[Rows from a dataset of charts and code]
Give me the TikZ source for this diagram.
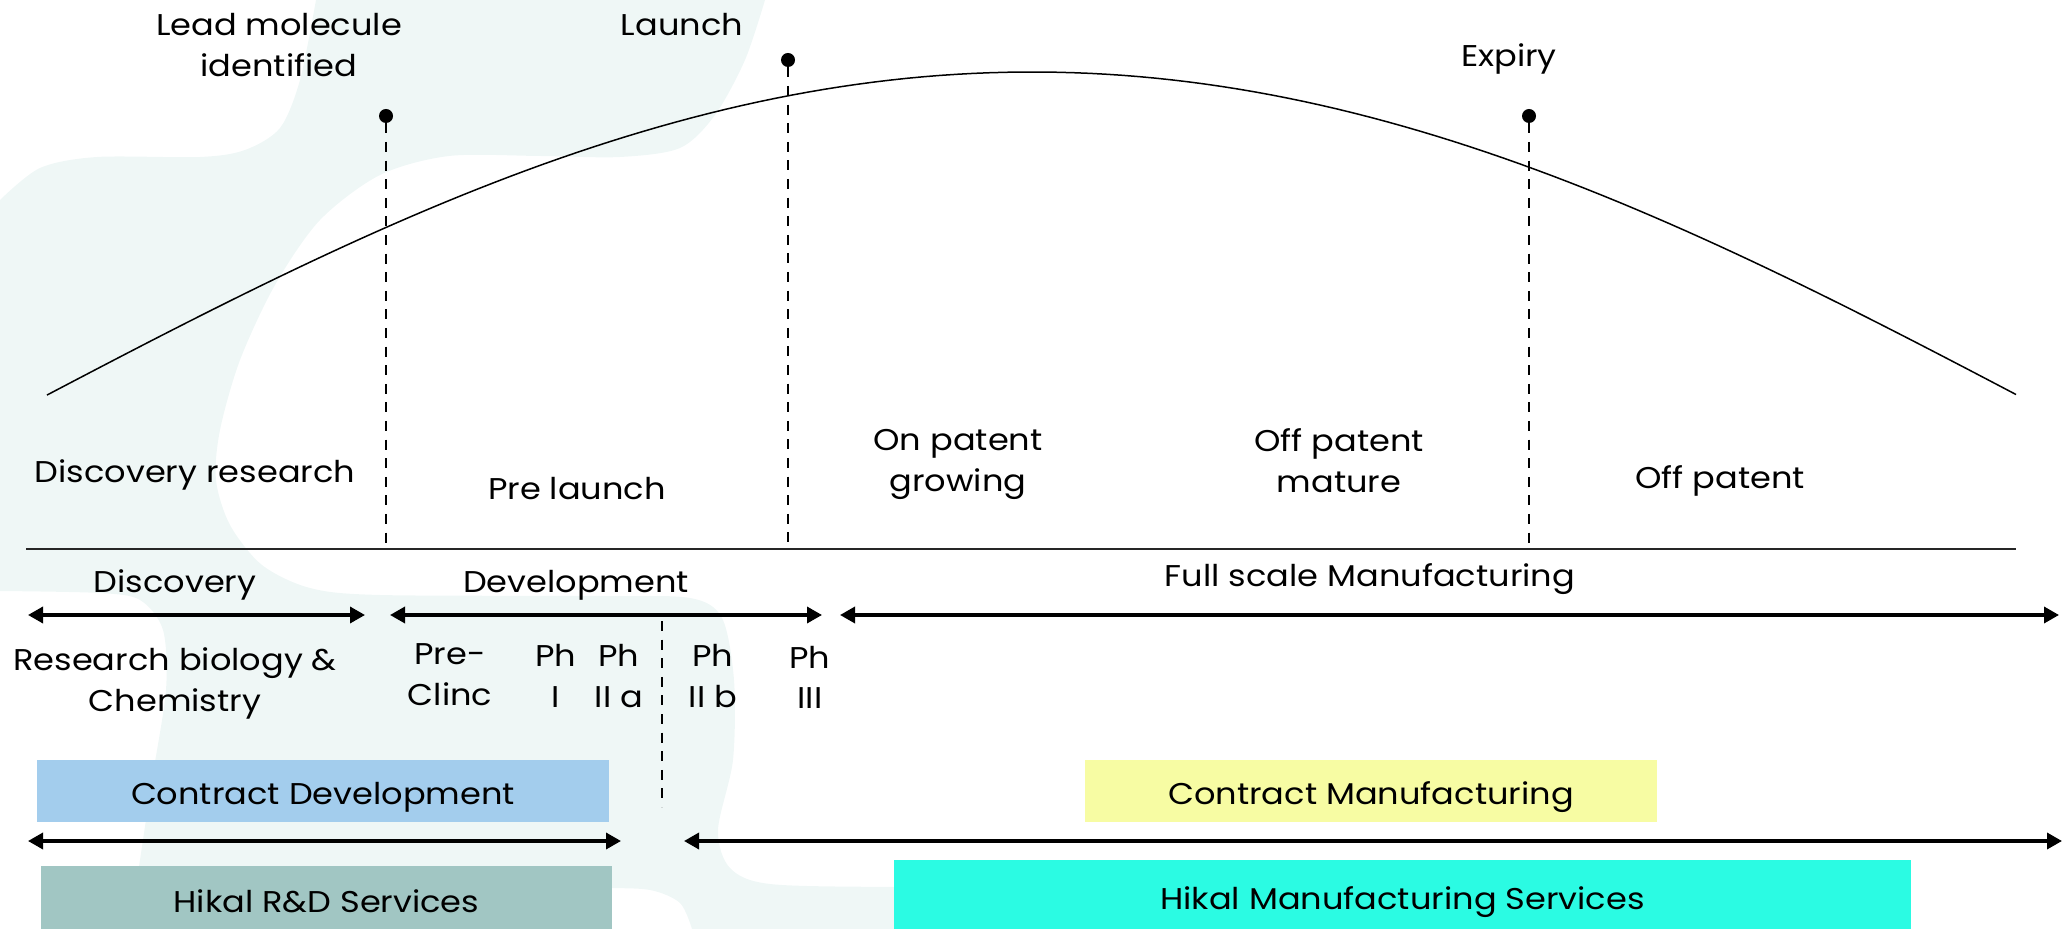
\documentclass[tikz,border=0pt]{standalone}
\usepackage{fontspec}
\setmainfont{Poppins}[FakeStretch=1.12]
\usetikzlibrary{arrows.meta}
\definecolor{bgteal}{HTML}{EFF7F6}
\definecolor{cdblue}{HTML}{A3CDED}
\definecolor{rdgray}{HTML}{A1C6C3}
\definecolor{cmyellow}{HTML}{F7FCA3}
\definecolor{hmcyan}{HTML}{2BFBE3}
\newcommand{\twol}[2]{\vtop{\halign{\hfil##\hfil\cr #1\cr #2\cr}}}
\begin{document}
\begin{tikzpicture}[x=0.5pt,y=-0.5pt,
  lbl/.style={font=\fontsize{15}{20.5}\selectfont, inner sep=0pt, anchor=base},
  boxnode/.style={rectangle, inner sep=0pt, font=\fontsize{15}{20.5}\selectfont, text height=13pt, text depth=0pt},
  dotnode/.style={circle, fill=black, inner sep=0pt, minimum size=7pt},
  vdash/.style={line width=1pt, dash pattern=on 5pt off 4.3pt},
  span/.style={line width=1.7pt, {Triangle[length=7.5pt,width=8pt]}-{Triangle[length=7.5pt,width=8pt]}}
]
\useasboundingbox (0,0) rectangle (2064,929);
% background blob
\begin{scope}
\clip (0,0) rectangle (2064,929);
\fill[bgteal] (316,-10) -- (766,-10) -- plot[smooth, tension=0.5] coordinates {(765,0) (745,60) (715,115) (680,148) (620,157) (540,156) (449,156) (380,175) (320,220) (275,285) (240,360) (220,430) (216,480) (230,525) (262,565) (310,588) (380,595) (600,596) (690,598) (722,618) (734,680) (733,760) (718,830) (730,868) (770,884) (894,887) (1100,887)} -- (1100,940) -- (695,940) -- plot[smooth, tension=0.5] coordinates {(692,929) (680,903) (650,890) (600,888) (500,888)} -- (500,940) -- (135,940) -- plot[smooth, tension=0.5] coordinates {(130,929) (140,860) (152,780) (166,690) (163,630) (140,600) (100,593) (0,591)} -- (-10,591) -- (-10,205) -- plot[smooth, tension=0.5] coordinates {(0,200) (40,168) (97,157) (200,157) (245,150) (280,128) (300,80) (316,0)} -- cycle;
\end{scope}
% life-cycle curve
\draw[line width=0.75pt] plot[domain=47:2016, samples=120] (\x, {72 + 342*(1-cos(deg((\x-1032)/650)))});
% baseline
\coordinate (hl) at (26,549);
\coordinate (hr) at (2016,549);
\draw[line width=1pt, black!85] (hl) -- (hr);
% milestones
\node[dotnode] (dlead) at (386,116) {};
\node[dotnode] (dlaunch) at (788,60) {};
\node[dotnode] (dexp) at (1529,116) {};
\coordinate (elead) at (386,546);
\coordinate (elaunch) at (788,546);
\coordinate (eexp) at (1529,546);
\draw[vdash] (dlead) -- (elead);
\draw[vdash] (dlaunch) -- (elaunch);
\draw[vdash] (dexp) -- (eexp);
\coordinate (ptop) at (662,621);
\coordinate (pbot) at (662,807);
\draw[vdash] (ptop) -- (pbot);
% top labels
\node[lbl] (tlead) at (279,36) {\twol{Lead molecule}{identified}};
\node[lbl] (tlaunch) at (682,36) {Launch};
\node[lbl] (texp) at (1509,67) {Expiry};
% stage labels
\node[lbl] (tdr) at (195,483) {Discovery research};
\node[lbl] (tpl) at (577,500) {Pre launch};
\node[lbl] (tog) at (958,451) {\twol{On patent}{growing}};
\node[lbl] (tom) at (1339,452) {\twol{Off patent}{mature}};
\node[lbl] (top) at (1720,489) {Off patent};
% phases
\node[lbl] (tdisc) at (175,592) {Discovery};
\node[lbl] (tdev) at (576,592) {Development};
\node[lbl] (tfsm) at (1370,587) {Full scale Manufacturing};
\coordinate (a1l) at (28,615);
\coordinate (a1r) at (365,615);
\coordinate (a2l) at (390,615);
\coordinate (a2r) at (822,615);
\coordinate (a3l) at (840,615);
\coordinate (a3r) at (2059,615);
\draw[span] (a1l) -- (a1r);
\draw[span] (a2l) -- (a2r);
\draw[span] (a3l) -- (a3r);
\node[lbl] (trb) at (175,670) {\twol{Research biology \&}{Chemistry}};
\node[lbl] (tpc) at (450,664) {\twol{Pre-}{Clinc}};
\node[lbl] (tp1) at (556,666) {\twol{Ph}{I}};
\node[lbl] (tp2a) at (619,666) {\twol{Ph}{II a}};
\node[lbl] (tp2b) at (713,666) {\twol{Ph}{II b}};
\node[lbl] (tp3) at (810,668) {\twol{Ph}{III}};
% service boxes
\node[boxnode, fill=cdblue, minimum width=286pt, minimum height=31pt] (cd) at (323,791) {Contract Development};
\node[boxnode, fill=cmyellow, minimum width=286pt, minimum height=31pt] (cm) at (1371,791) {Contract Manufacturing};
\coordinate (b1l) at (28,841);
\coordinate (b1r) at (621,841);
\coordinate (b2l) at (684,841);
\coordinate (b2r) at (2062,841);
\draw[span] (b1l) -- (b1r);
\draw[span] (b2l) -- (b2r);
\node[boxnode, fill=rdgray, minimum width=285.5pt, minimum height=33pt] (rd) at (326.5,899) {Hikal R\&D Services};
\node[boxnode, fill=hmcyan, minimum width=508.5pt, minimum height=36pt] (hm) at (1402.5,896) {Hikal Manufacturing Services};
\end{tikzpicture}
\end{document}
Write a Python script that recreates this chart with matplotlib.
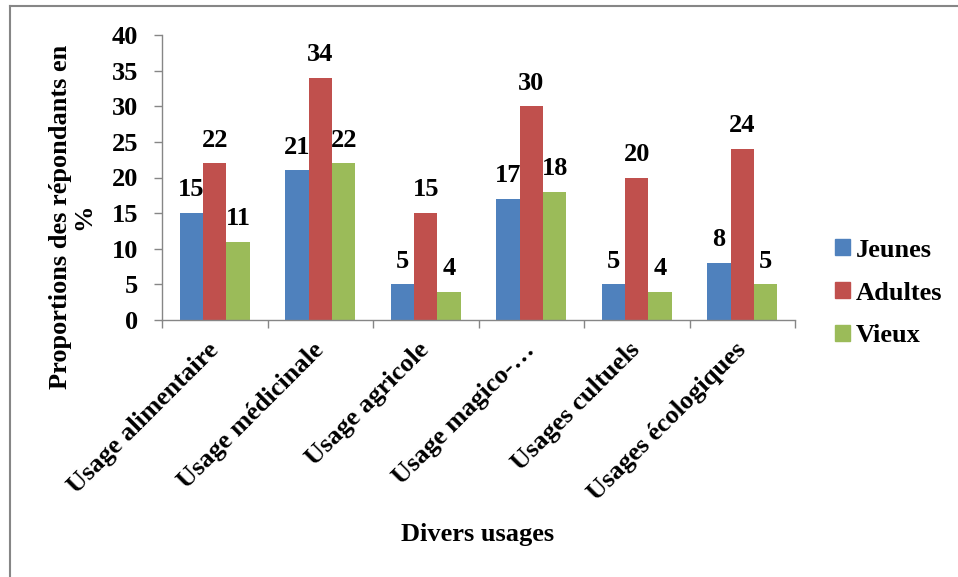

**Task instructions**:
Give the data again exactly as written, with all pictures left out.

**Response to this task**:
Give me the TikZ source for this diagram.
\documentclass[tikz,border=0pt]{standalone}
\usepackage{fontspec}
\setmainfont{Poppins}[FakeStretch=1.12]
\usetikzlibrary{arrows.meta}
\definecolor{bgteal}{HTML}{EFF7F6}
\definecolor{cdblue}{HTML}{A3CDED}
\definecolor{rdgray}{HTML}{A1C6C3}
\definecolor{cmyellow}{HTML}{F7FCA3}
\definecolor{hmcyan}{HTML}{2BFBE3}
\newcommand{\twol}[2]{\vtop{\halign{\hfil##\hfil\cr #1\cr #2\cr}}}
\begin{document}
\begin{tikzpicture}[x=0.5pt,y=-0.5pt,
  lbl/.style={font=\fontsize{15}{20.5}\selectfont, inner sep=0pt, anchor=base},
  boxnode/.style={rectangle, inner sep=0pt, font=\fontsize{15}{20.5}\selectfont, text height=13pt, text depth=0pt},
  dotnode/.style={circle, fill=black, inner sep=0pt, minimum size=7pt},
  vdash/.style={line width=1pt, dash pattern=on 5pt off 4.3pt},
  span/.style={line width=1.7pt, {Triangle[length=7.5pt,width=8pt]}-{Triangle[length=7.5pt,width=8pt]}}
]
\useasboundingbox (0,0) rectangle (2064,929);
% background blob
\begin{scope}
\clip (0,0) rectangle (2064,929);
\fill[bgteal] (316,-10) -- (766,-10) -- plot[smooth, tension=0.5] coordinates {(765,0) (745,60) (715,115) (680,148) (620,157) (540,156) (449,156) (380,175) (320,220) (275,285) (240,360) (220,430) (216,480) (230,525) (262,565) (310,588) (380,595) (600,596) (690,598) (722,618) (734,680) (733,760) (718,830) (730,868) (770,884) (894,887) (1100,887)} -- (1100,940) -- (695,940) -- plot[smooth, tension=0.5] coordinates {(692,929) (680,903) (650,890) (600,888) (500,888)} -- (500,940) -- (135,940) -- plot[smooth, tension=0.5] coordinates {(130,929) (140,860) (152,780) (166,690) (163,630) (140,600) (100,593) (0,591)} -- (-10,591) -- (-10,205) -- plot[smooth, tension=0.5] coordinates {(0,200) (40,168) (97,157) (200,157) (245,150) (280,128) (300,80) (316,0)} -- cycle;
\end{scope}
% life-cycle curve
\draw[line width=0.75pt] plot[domain=47:2016, samples=120] (\x, {72 + 342*(1-cos(deg((\x-1032)/650)))});
% baseline
\coordinate (hl) at (26,549);
\coordinate (hr) at (2016,549);
\draw[line width=1pt, black!85] (hl) -- (hr);
% milestones
\node[dotnode] (dlead) at (386,116) {};
\node[dotnode] (dlaunch) at (788,60) {};
\node[dotnode] (dexp) at (1529,116) {};
\coordinate (elead) at (386,546);
\coordinate (elaunch) at (788,546);
\coordinate (eexp) at (1529,546);
\draw[vdash] (dlead) -- (elead);
\draw[vdash] (dlaunch) -- (elaunch);
\draw[vdash] (dexp) -- (eexp);
\coordinate (ptop) at (662,621);
\coordinate (pbot) at (662,807);
\draw[vdash] (ptop) -- (pbot);
% top labels
\node[lbl] (tlead) at (279,36) {\twol{Lead molecule}{identified}};
\node[lbl] (tlaunch) at (682,36) {Launch};
\node[lbl] (texp) at (1509,67) {Expiry};
% stage labels
\node[lbl] (tdr) at (195,483) {Discovery research};
\node[lbl] (tpl) at (577,500) {Pre launch};
\node[lbl] (tog) at (958,451) {\twol{On patent}{growing}};
\node[lbl] (tom) at (1339,452) {\twol{Off patent}{mature}};
\node[lbl] (top) at (1720,489) {Off patent};
% phases
\node[lbl] (tdisc) at (175,592) {Discovery};
\node[lbl] (tdev) at (576,592) {Development};
\node[lbl] (tfsm) at (1370,587) {Full scale Manufacturing};
\coordinate (a1l) at (28,615);
\coordinate (a1r) at (365,615);
\coordinate (a2l) at (390,615);
\coordinate (a2r) at (822,615);
\coordinate (a3l) at (840,615);
\coordinate (a3r) at (2059,615);
\draw[span] (a1l) -- (a1r);
\draw[span] (a2l) -- (a2r);
\draw[span] (a3l) -- (a3r);
\node[lbl] (trb) at (175,670) {\twol{Research biology \&}{Chemistry}};
\node[lbl] (tpc) at (450,664) {\twol{Pre-}{Clinc}};
\node[lbl] (tp1) at (556,666) {\twol{Ph}{I}};
\node[lbl] (tp2a) at (619,666) {\twol{Ph}{II a}};
\node[lbl] (tp2b) at (713,666) {\twol{Ph}{II b}};
\node[lbl] (tp3) at (810,668) {\twol{Ph}{III}};
% service boxes
\node[boxnode, fill=cdblue, minimum width=286pt, minimum height=31pt] (cd) at (323,791) {Contract Development};
\node[boxnode, fill=cmyellow, minimum width=286pt, minimum height=31pt] (cm) at (1371,791) {Contract Manufacturing};
\coordinate (b1l) at (28,841);
\coordinate (b1r) at (621,841);
\coordinate (b2l) at (684,841);
\coordinate (b2r) at (2062,841);
\draw[span] (b1l) -- (b1r);
\draw[span] (b2l) -- (b2r);
\node[boxnode, fill=rdgray, minimum width=285.5pt, minimum height=33pt] (rd) at (326.5,899) {Hikal R\&D Services};
\node[boxnode, fill=hmcyan, minimum width=508.5pt, minimum height=36pt] (hm) at (1402.5,896) {Hikal Manufacturing Services};
\end{tikzpicture}
\end{document}
Write a Python script that recreates this chart with matplotlib.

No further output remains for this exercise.